Raytheon Riot: Secret, Security Search Tech, Patent Filed, Video Here

Written by Tom Ewing

The UK Guardian obtained video from a Raytheon executive explaining its RIOT “search for spies” tech. It triangulates deep information. Here’s how it works.

aNewDomain.net — Imagine a Google for espionage. Why imagine? It was only a matter of time — and here it is. According to reports and our search on the patent databases, global security firm Raytheon has software — it’s called RIOT –  that operates as a search engine for espionage and national defense purposes. Raytheon has been sharing it with the U.S. government and other industries, a representative told the UK Guardian, adding that it has not yet sold or licensed the tech.

aNewDomain.net found the patent it has applied for that describes the system. Find that here.  Excerpt of it below the fold. Update: June 6, 2013, news has broken re an NSA run program called PRISM, which data mines from Facebook, Google, Microsoft, Apple and others — personal data such as video, photos, email and so on are going directly through this program. See the leaked slides explaining Prism here.

The UK Guardian says it obtained video of Raytheon investigator Brian Urch showing the system off. In it, Urch explains how the so-called Rapid Information Overlay Technology (RIOT) software employs social networks. These images typically hold location info — latitude and longitude details – details smartphones and tablets embed automatically within their exif header data.

Riot analyzes the exif header data, checking out the photo metadata, location data and other information, too. And that’s not all. Scroll below the fold to see what other information RIOT purportedly obtains and triangulates about individuals and what privacy advocates think.

Here’s the video:

RIOT was secretly developed by the top five defense contractor to tracking people  movements and predict what they might do next, primarily by mining data from social net sites. It’s an “extreme-scale-analytics” system. According to Raytheon, the firm aimed to build a national security system that could analyze “trillions of entities” from cyberspace.

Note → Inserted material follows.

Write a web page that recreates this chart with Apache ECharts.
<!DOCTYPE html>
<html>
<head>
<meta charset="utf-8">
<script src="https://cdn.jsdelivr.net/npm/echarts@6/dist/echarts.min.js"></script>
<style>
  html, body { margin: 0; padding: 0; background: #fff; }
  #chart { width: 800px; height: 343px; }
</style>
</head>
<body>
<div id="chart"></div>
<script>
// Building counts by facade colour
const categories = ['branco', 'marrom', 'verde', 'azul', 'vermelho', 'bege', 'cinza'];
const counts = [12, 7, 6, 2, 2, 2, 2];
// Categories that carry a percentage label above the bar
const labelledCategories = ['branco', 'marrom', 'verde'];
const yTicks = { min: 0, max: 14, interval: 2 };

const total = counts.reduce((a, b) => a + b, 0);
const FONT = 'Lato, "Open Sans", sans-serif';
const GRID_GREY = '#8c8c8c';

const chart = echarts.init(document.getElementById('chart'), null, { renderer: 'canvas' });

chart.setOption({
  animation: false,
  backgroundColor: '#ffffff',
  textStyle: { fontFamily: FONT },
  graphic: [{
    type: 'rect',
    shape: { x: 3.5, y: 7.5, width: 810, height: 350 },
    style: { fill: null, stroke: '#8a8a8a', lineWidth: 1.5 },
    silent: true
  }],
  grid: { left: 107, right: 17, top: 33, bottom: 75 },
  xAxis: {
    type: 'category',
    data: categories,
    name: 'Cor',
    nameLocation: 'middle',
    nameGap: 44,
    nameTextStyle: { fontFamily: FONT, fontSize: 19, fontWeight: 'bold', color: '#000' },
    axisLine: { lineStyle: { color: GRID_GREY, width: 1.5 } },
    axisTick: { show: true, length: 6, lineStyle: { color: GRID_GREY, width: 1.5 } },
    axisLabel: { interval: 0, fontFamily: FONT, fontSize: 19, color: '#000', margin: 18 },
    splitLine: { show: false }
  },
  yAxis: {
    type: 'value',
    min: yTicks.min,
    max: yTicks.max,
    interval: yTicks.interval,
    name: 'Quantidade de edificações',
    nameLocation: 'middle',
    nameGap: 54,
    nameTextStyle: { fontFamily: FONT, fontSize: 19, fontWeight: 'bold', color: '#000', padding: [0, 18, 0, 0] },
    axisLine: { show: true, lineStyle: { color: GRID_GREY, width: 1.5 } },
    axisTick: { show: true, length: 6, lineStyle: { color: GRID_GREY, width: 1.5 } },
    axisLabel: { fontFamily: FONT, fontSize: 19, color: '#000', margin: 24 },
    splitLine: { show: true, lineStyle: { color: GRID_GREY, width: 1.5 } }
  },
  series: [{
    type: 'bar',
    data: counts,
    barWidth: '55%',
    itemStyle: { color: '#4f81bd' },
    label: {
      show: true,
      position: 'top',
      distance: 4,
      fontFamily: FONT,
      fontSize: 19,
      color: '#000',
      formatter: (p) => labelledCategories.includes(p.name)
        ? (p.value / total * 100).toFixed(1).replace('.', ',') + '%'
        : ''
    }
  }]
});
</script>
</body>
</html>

The power of Riot to harness popular websites for surveillance not only interests intelligence and national security agencies. It’s sparking civil liberties and privacy advocate alarm, too.

Just watch the video. It demonstrates tech showing how Riot lets an investigator get a fairly complete glimpse of an individual’s life — friends, places visited — using a fairly sophisticated and quite rapid interface.

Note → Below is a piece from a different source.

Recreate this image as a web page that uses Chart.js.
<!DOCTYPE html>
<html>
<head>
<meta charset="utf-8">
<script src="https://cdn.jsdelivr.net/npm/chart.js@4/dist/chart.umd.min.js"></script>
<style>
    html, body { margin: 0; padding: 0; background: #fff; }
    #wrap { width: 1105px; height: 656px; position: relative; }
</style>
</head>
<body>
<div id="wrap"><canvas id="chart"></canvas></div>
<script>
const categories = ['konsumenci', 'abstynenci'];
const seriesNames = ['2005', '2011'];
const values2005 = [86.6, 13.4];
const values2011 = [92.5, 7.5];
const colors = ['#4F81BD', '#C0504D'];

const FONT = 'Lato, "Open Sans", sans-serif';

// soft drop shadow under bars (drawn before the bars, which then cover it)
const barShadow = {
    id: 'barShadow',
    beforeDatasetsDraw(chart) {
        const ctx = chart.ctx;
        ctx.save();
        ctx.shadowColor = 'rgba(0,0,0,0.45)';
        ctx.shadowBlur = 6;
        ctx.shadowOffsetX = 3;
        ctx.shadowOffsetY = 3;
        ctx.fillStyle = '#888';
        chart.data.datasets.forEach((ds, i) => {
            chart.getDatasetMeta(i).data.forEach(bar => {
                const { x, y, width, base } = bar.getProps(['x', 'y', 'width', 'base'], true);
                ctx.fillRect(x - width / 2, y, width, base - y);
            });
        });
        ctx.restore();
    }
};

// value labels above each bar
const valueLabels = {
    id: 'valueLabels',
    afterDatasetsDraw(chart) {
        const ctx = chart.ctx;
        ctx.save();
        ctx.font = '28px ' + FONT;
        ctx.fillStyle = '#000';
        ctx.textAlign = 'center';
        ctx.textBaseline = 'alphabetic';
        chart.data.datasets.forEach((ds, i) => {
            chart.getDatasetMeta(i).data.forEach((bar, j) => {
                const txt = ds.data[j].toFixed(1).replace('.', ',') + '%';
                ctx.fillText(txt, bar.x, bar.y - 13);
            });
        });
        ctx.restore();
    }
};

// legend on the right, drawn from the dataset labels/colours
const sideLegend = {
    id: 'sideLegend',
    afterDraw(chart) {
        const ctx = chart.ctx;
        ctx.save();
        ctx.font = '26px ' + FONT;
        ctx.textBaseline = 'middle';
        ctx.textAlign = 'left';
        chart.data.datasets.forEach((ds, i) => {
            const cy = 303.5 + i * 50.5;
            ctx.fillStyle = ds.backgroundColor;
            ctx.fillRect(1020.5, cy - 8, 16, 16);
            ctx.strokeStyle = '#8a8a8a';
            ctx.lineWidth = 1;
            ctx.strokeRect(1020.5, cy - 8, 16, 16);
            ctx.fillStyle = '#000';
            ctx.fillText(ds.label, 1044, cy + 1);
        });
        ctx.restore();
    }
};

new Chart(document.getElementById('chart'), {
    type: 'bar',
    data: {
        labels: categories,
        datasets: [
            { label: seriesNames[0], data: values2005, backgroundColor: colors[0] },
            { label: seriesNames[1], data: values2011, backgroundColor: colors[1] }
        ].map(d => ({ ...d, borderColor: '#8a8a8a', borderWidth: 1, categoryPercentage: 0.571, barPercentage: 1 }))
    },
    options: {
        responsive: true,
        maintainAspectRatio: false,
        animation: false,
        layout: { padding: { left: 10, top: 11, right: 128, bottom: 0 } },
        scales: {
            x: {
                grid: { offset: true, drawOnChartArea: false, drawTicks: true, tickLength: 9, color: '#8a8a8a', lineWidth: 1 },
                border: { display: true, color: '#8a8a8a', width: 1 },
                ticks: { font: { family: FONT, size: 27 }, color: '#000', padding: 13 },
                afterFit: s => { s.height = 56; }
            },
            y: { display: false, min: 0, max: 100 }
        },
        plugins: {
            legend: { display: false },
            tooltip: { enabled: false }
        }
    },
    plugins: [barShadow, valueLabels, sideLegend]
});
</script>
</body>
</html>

For instance, Riot will display on a spider diagram the associations and relationships between individuals online by looking at who they RT or DM on Twitter, mines Facebook data, sifts GPS info from Foursquare, and more.

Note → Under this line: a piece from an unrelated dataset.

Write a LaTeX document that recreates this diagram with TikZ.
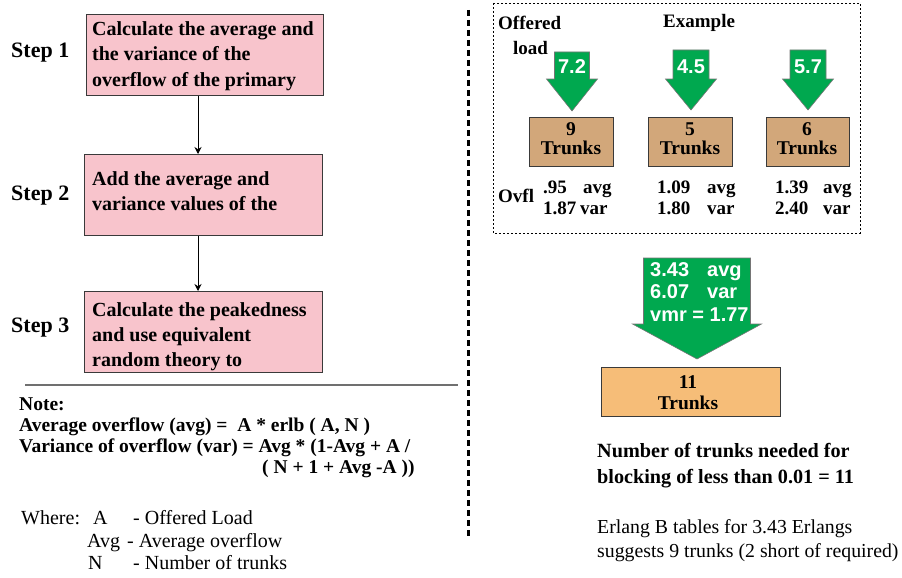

In the video above, the Raytheon exec showing how he is tracking employee “Nick” underlines the importance of that GPS data. He notes that Nick, who uses Foursquare, visits a gym early each morning.  “So if you ever did want to try to get hold of Nick, or maybe get hold of his laptop,” says the Raytheon exec in the video demo above of RIOT, “you might want to visit the gym at 6 a.m. on a Monday.”

Here’s an excerpt from the Raytheon patent application:

A method for assessing a person’s security risk includes receiving data from a plurality of disparate data sources in which at least two of the plurality of disparate data sources maintain their respective data in different manners. The method also includes identifying at least one item of data from at least two different data sources that correspond to a first real-world person. The method further includes merging the items from the at least two different data sources into a first record associated with the first real-world person. The method additionally includes identifying one or more relationships between the first real-world person and one or more other real-world people. The method also includes adding the identified one or more relationships to the first record associated with the first real-world person. The method further includes determining a level of risk associated with the first real-world person based on the first record.

In the UK Guardian, Ginger McCall of the Washington-based Electronic Privacy Information Centre said the video should sound alarm bells.

“Social networking sites are often not transparent about what information is shared and how it is shared,” McCall said. “Users may be posting information that they believe will be viewed only by their friends, but instead, it is being viewed by government officials or pulled in by data collection services like the Riot search.”

Raytheon, which made sales worth an estimated $25B in 2012, did not want its Riot demonstration video to be revealed on the grounds that it says it shows a “proof of concept” product that has not been sold to any clients.

Jared Adams, a spokesman for Raytheon’s intelligence and information systems department, told the UK Guardian:

Riot is a big data analytics system design we are working on with industry, national labs and commercial partners to help turn massive amounts of data into usable information … to help meet our nation’s rapidly changing security needs.

Raytheon has applied for a US patent on the system, an excerpt of which is above.

According to the UK Guardian, Raytheon Riot is on the list of showcase software at a US government and industry national security conference scheduled for April for secretive, classified innovations, “where it was listed under the category “big data – analytics, algorithms.”